One such beneficiary is the Freedom from Religion Foundation which was mentioned in Dawkins' The God Delusion. In 2004, it had fewer than 6,000 members. By 2007, membership had doubled, and this year topped 17,000. 
While multiple factors have affected Americans' negative views of Islam after 9/11 many American Muslims partially blame the New Atheists. A 2010 poll found that only 30 percent of Americans have a favorable view of Islam, down from 41 percent in 2005, a year after Harris' book. 
"I would say they have harmed," Omid Safi, a Muslim and a professor of relgious studies at the University of North Carolina, Chapel Hill. "They direct much of their venom against Muslims, and I have seen some of their material used by Islamophobes." 

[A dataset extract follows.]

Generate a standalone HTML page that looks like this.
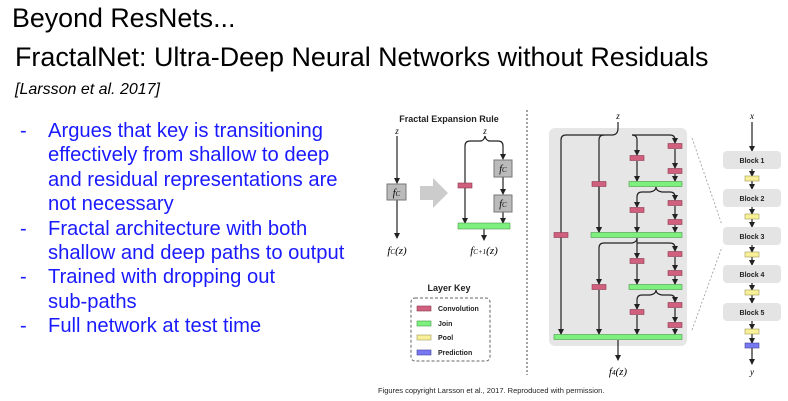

So it appears the new "religion" is no religion and the Prophets of it profit mightily. I find it interesting that Prof. Dawkins is paid a very generous stipend by the Oxford College he disgraces. The College was founded by the Church he now attacks and despises and his stipend comes from Trusts and Foundations established by the Church, Christians and people who believed in God, for the furtherance of scientific understanding and Christian learning.

I'm pretty sure there will be a clause in them somewhere that forbids the expenditure on the propagation of anti-Christian venom, or atheism.